--- START OF COLLECTED DATA ---

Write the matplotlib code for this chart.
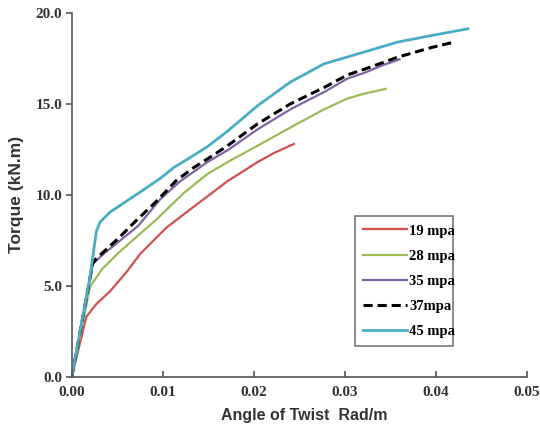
import numpy as np
import matplotlib.pyplot as plt
from matplotlib.ticker import FormatStrFormatter

# angle of twist (rad/m) and torque (kN.m)
x19 = [0, 0.0016, 0.0027, 0.0042, 0.006, 0.0075, 0.0104, 0.0134, 0.0171, 0.0204,
       0.0222, 0.0244]
t19 = [0, 3.3, 4.0, 4.7, 5.75, 6.75, 8.2, 9.35, 10.75, 11.8, 12.3, 12.8]

x28 = [0, 0.002, 0.0033, 0.0051, 0.0069, 0.0092, 0.0123, 0.0149, 0.0171, 0.0204,
       0.024, 0.0277, 0.0303, 0.0321, 0.0345]
t28 = [0, 4.95, 5.9, 6.8, 7.6, 8.6, 10.1, 11.15, 11.8, 12.7, 13.7, 14.7, 15.3,
       15.56, 15.83]

x35 = [0, 0.0023, 0.0036, 0.0051, 0.0073, 0.0097, 0.0119, 0.0149, 0.0171, 0.0204,
       0.024, 0.0277, 0.0303, 0.0321, 0.034, 0.036]
t35 = [0, 6.2, 6.8, 7.4, 8.3, 9.75, 10.75, 11.8, 12.45, 13.6, 14.7, 15.65, 16.4,
       16.7, 17.1, 17.45]

x37 = [0, 0.0023, 0.0027, 0.0051, 0.0069, 0.0092, 0.0115, 0.0134, 0.0156, 0.0171,
       0.0204, 0.024, 0.0277, 0.0303, 0.0321, 0.0358, 0.0395, 0.042]
t37 = [0, 6.25, 6.5, 7.6, 8.5, 9.6, 10.8, 11.5, 12.2, 12.7, 13.9, 15.0, 15.9,
       16.6, 16.9, 17.57, 18.1, 18.4]

x45 = [0, 0.002, 0.0027, 0.0031, 0.0042, 0.006, 0.0075, 0.0097, 0.0112, 0.013,
       0.0149, 0.0171, 0.0204, 0.024, 0.0277, 0.0321, 0.0358, 0.0395, 0.0435]
t45 = [0, 5.5, 8.0, 8.5, 9.05, 9.65, 10.15, 10.9, 11.5, 12.05, 12.65, 13.5, 14.9,
       16.2, 17.2, 17.85, 18.4, 18.76, 19.13]

labels = ['19 mpa', '28 mpa', '35 mpa', '37mpa', '45 mpa']

fig = plt.figure(figsize=(5.4, 4.32), dpi=100)
ax = fig.add_axes([0.133, 0.128, 0.843, 0.842])

ax.plot(x19, t19, color='#D0504D', lw=1.6, label=labels[0])
ax.plot(x28, t28, color='#9BBB59', lw=1.6, label=labels[1])
ax.plot(x35, t35, color='#8064A2', lw=1.6, label=labels[2])
ax.plot(x37, t37, color='black', lw=2.2, ls=(0, (3, 1.6)), label=labels[3])
ax.plot(x45, t45, color='#4BACC6', lw=2.0, label=labels[4])

ax.set_xlim(0, 0.05)
ax.set_ylim(0, 20)
ax.set_xticks(np.arange(0, 0.051, 0.01))
ax.set_yticks(np.arange(0, 20.1, 5))
ax.xaxis.set_major_formatter(FormatStrFormatter('%.2f'))
ax.yaxis.set_major_formatter(FormatStrFormatter('%.1f'))

for s in ['top', 'right']:
    ax.spines[s].set_visible(False)
for s in ['left', 'bottom']:
    ax.spines[s].set_color('#555555')
    ax.spines[s].set_linewidth(1.2)

ax.tick_params(axis='y', direction='out', length=4, color='#555555', width=1.2, pad=3)
ax.tick_params(axis='x', direction='in', length=4, color='#555555', width=1.2, pad=7)
for lab in ax.get_xticklabels() + ax.get_yticklabels():
    lab.set_family('Liberation Serif')
    lab.set_fontweight('bold')
    lab.set_fontsize(11)
    lab.set_color('#333333')

ax.set_xlabel('Angle of Twist  Rad/m', family='Liberation Sans', fontweight='bold',
              fontsize=11.5, color='#333333', labelpad=6)
ax.xaxis.set_label_coords(0.51, -0.085)
ax.set_ylabel('Torque (kN.m)', family='Liberation Sans', fontweight='bold',
              fontsize=12.5, color='#333333', labelpad=8)

leg = ax.legend(loc='upper left', bbox_to_anchor=(0.607, 0.087, 0.246, 0.374),
                mode='expand', prop={'family': 'Liberation Serif', 'weight': 'bold', 'size': 10.5},
                handlelength=3.0, handletextpad=0.15, labelspacing=0.82,
                fancybox=False, frameon=True, borderpad=0.55)
leg.get_frame().set_edgecolor('#555555')
leg.get_frame().set_linewidth(1.2)

fig.savefig('out.png', dpi=100)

--- END OF COLLECTED DATA ---

*STATED TASK*
Copy out all the data exactly; skip the pictures.

*FINAL ANSWER*
Write the matplotlib code for this chart.
import numpy as np
import matplotlib.pyplot as plt
from matplotlib.ticker import FormatStrFormatter

# angle of twist (rad/m) and torque (kN.m)
x19 = [0, 0.0016, 0.0027, 0.0042, 0.006, 0.0075, 0.0104, 0.0134, 0.0171, 0.0204,
       0.0222, 0.0244]
t19 = [0, 3.3, 4.0, 4.7, 5.75, 6.75, 8.2, 9.35, 10.75, 11.8, 12.3, 12.8]

x28 = [0, 0.002, 0.0033, 0.0051, 0.0069, 0.0092, 0.0123, 0.0149, 0.0171, 0.0204,
       0.024, 0.0277, 0.0303, 0.0321, 0.0345]
t28 = [0, 4.95, 5.9, 6.8, 7.6, 8.6, 10.1, 11.15, 11.8, 12.7, 13.7, 14.7, 15.3,
       15.56, 15.83]

x35 = [0, 0.0023, 0.0036, 0.0051, 0.0073, 0.0097, 0.0119, 0.0149, 0.0171, 0.0204,
       0.024, 0.0277, 0.0303, 0.0321, 0.034, 0.036]
t35 = [0, 6.2, 6.8, 7.4, 8.3, 9.75, 10.75, 11.8, 12.45, 13.6, 14.7, 15.65, 16.4,
       16.7, 17.1, 17.45]

x37 = [0, 0.0023, 0.0027, 0.0051, 0.0069, 0.0092, 0.0115, 0.0134, 0.0156, 0.0171,
       0.0204, 0.024, 0.0277, 0.0303, 0.0321, 0.0358, 0.0395, 0.042]
t37 = [0, 6.25, 6.5, 7.6, 8.5, 9.6, 10.8, 11.5, 12.2, 12.7, 13.9, 15.0, 15.9,
       16.6, 16.9, 17.57, 18.1, 18.4]

x45 = [0, 0.002, 0.0027, 0.0031, 0.0042, 0.006, 0.0075, 0.0097, 0.0112, 0.013,
       0.0149, 0.0171, 0.0204, 0.024, 0.0277, 0.0321, 0.0358, 0.0395, 0.0435]
t45 = [0, 5.5, 8.0, 8.5, 9.05, 9.65, 10.15, 10.9, 11.5, 12.05, 12.65, 13.5, 14.9,
       16.2, 17.2, 17.85, 18.4, 18.76, 19.13]

labels = ['19 mpa', '28 mpa', '35 mpa', '37mpa', '45 mpa']

fig = plt.figure(figsize=(5.4, 4.32), dpi=100)
ax = fig.add_axes([0.133, 0.128, 0.843, 0.842])

ax.plot(x19, t19, color='#D0504D', lw=1.6, label=labels[0])
ax.plot(x28, t28, color='#9BBB59', lw=1.6, label=labels[1])
ax.plot(x35, t35, color='#8064A2', lw=1.6, label=labels[2])
ax.plot(x37, t37, color='black', lw=2.2, ls=(0, (3, 1.6)), label=labels[3])
ax.plot(x45, t45, color='#4BACC6', lw=2.0, label=labels[4])

ax.set_xlim(0, 0.05)
ax.set_ylim(0, 20)
ax.set_xticks(np.arange(0, 0.051, 0.01))
ax.set_yticks(np.arange(0, 20.1, 5))
ax.xaxis.set_major_formatter(FormatStrFormatter('%.2f'))
ax.yaxis.set_major_formatter(FormatStrFormatter('%.1f'))

for s in ['top', 'right']:
    ax.spines[s].set_visible(False)
for s in ['left', 'bottom']:
    ax.spines[s].set_color('#555555')
    ax.spines[s].set_linewidth(1.2)

ax.tick_params(axis='y', direction='out', length=4, color='#555555', width=1.2, pad=3)
ax.tick_params(axis='x', direction='in', length=4, color='#555555', width=1.2, pad=7)
for lab in ax.get_xticklabels() + ax.get_yticklabels():
    lab.set_family('Liberation Serif')
    lab.set_fontweight('bold')
    lab.set_fontsize(11)
    lab.set_color('#333333')

ax.set_xlabel('Angle of Twist  Rad/m', family='Liberation Sans', fontweight='bold',
              fontsize=11.5, color='#333333', labelpad=6)
ax.xaxis.set_label_coords(0.51, -0.085)
ax.set_ylabel('Torque (kN.m)', family='Liberation Sans', fontweight='bold',
              fontsize=12.5, color='#333333', labelpad=8)

leg = ax.legend(loc='upper left', bbox_to_anchor=(0.607, 0.087, 0.246, 0.374),
                mode='expand', prop={'family': 'Liberation Serif', 'weight': 'bold', 'size': 10.5},
                handlelength=3.0, handletextpad=0.15, labelspacing=0.82,
                fancybox=False, frameon=True, borderpad=0.55)
leg.get_frame().set_edgecolor('#555555')
leg.get_frame().set_linewidth(1.2)

fig.savefig('out.png', dpi=100)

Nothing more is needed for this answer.